After 11 years of reforms report finds problems persist in state child welfare system

Mar 15, 2019

State officials were in court on Wednesday responding to reports about ongoing problems with Michigan’s child welfare system.


Reforms have been underway since 2008. That’s when an advocacy group, Children’s Rights, settled a suit against the state alleging the child welfare system put kids at risk because of poor management and underfunding.

The latest monitoring report, which covers 2017, found that the state continued to fail on multiple court ordered benchmarks. One finding was that over 1,200 children experienced repeat incidences of abuse or neglect in 2017, an increase from the year before.

Bob Wheaton is a spokesperson for the Michigan Department of Health and Human Services.

“Our Director Robert Gordon in court fully acknowledged that our department can and must do better by children and families that are involved in the state’s child welfare system.”

Wheaton said of particular concern were the findings that even children in the state’s foster care system were experiencing abuse. He said the state is already in the process of increasing oversight of abuse and neglect complaints.

A separate assessment of the state’s data system used to manage Michigan child welfare cases has found an “unmanageable backlog of defects.”

Among other findings the assmessent found that the Michigan Automated Child Welfare Information System, or MiSACWIS, led to the undercounting of children in foster care who were neglected or abused.

MiSACWIS has cost the state $231 million dollars since it went online in 2014. Officials say funding for the system came from both federal and state dollars.
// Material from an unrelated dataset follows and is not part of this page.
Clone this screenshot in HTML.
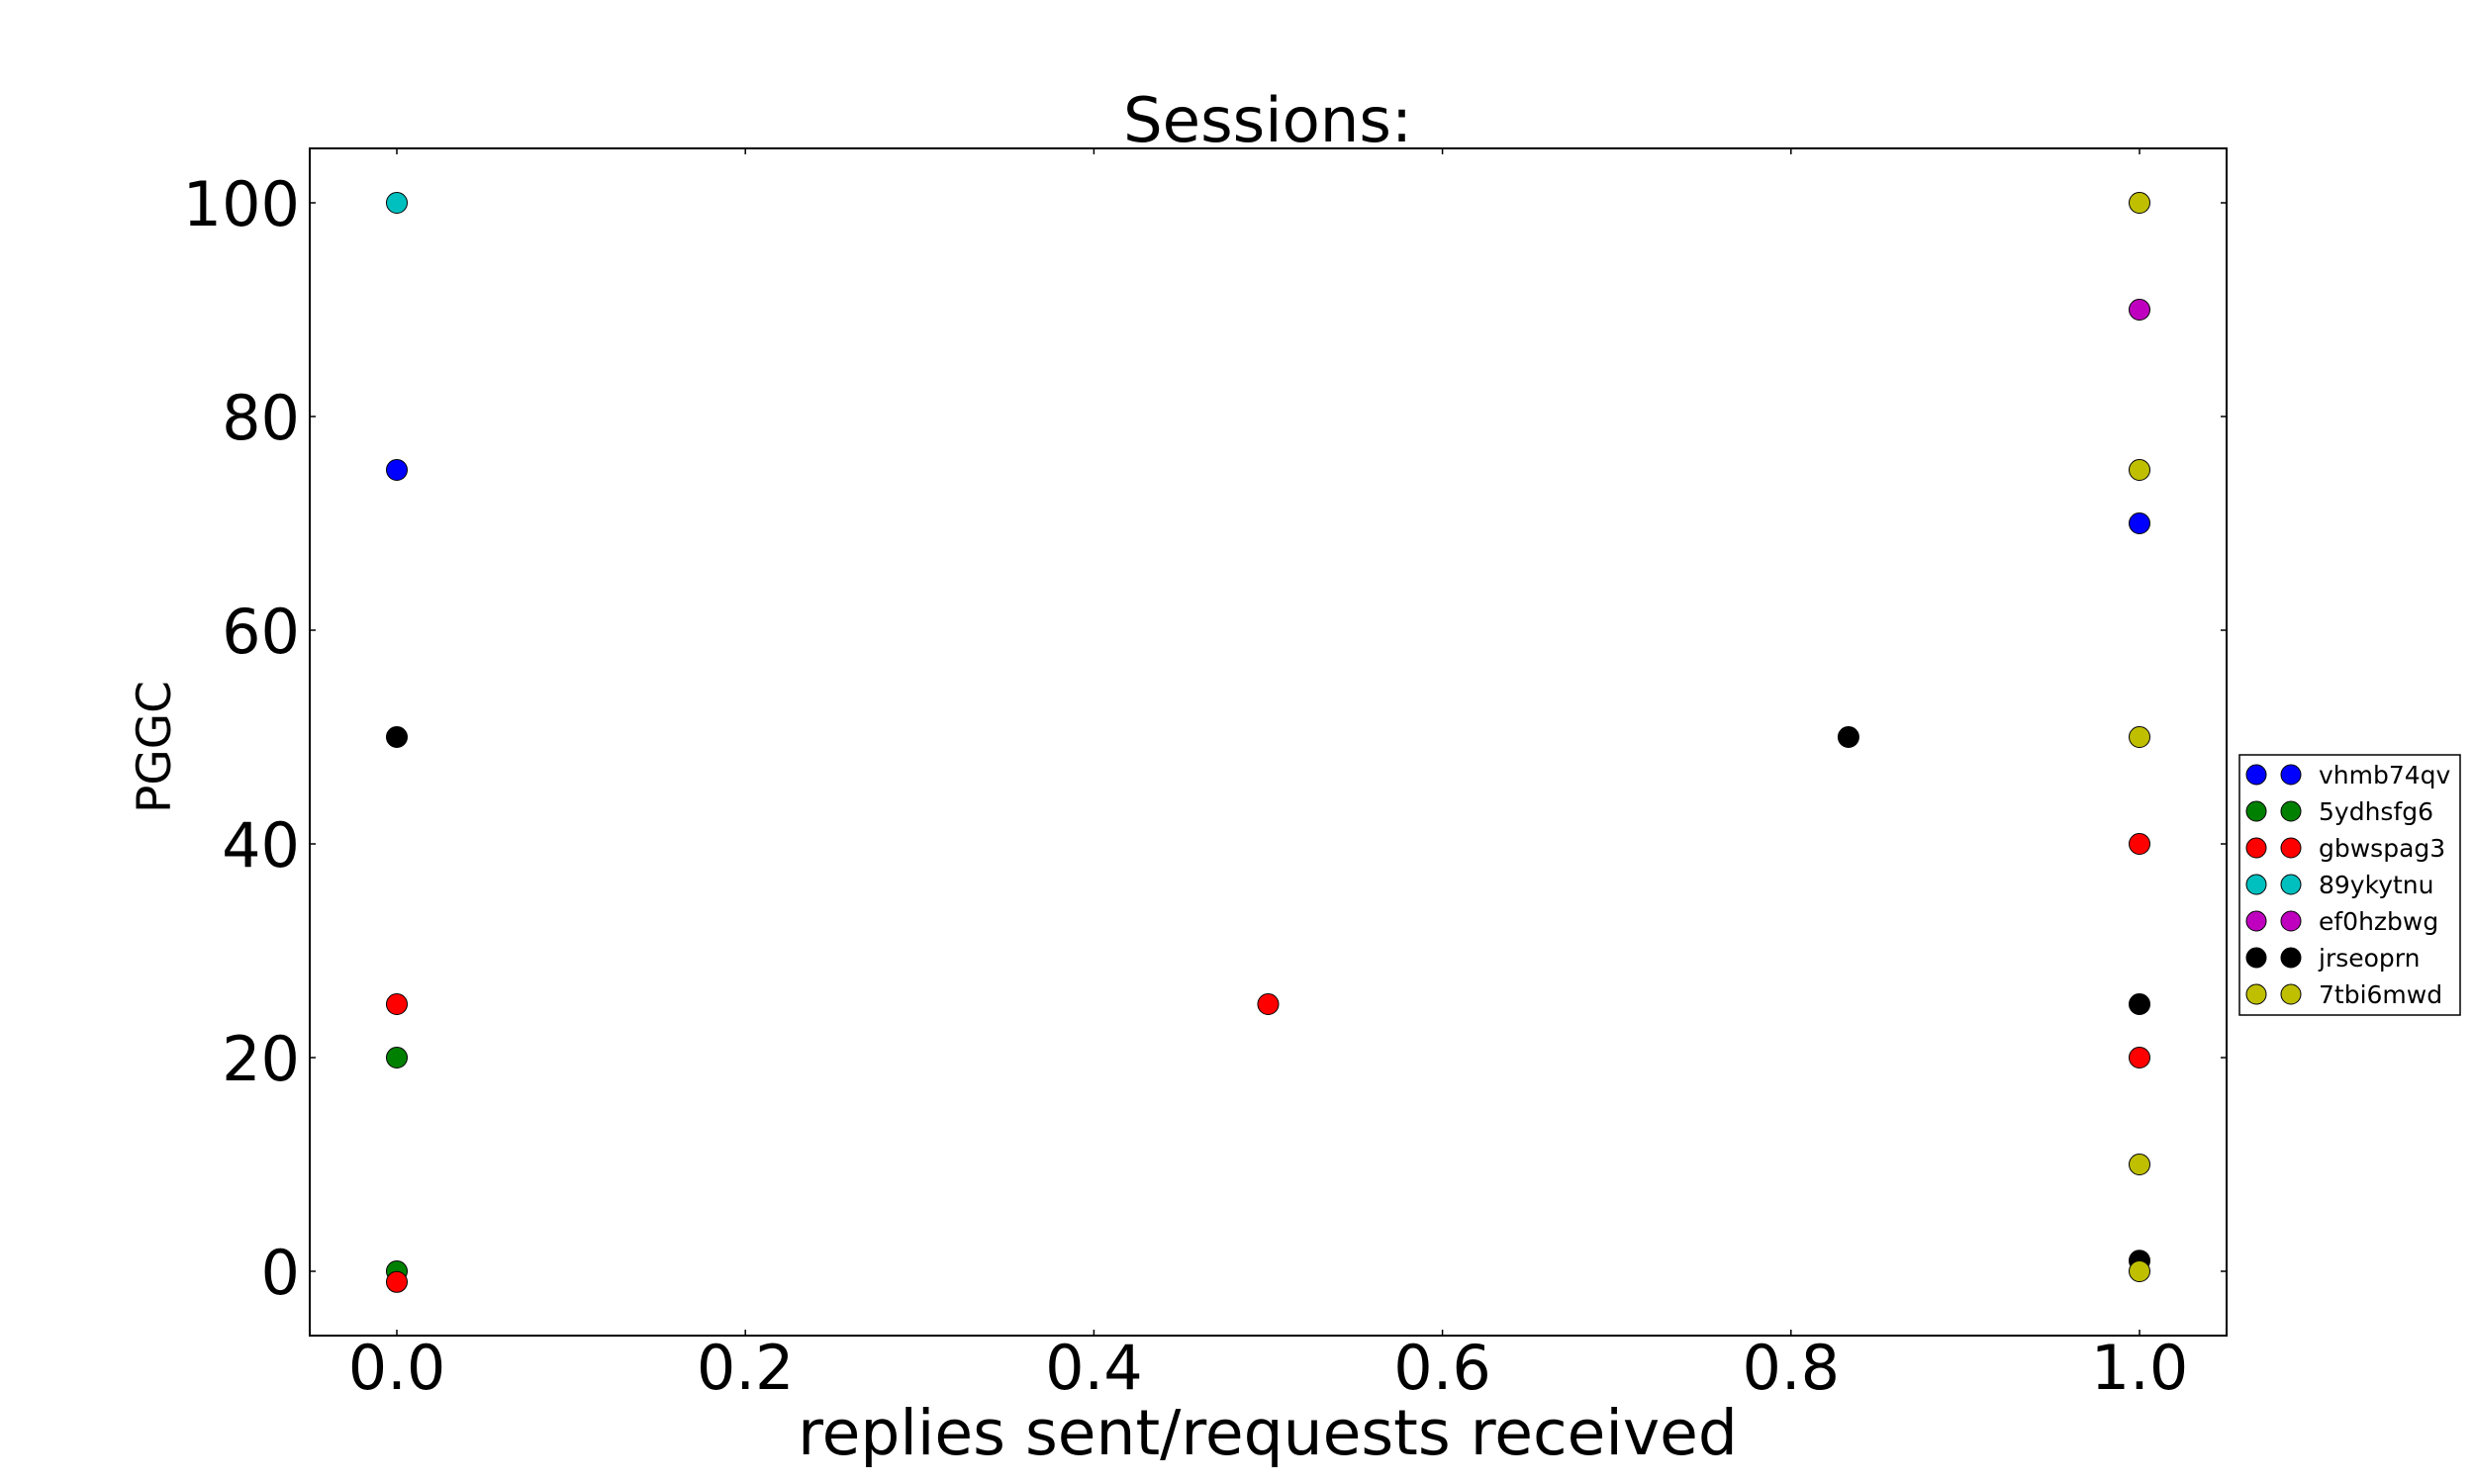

The program was implemented by the Michigan Department of Technology and Budget and a private vendor.

Wheaton said the department acknowledges problems with the system. A judge has given the state until June 27th to decide whether to scrap the system or try to salvage it.

“At this point it would be premature to say whether the solution is replacing the system or fixing the system. That’s what we’re going to be taking a look at.”

Wheaton added that the MiSACWIS is not the sole cause of the problems within the child welfare system.

Samantha Bartosz is the lead counsel representing Children’s Rights on the case. She said the state was making improvements but those seem to have stalled during the Snyder administration.

“The reform efforts started to go into a state of paralysis and even retreat. We see in this most recent monitoring report some difficult results for kids.”

But, Bartosz said she has met with the new head of the Department of Health and Human Services and she said they seem sincere about working to make improvements.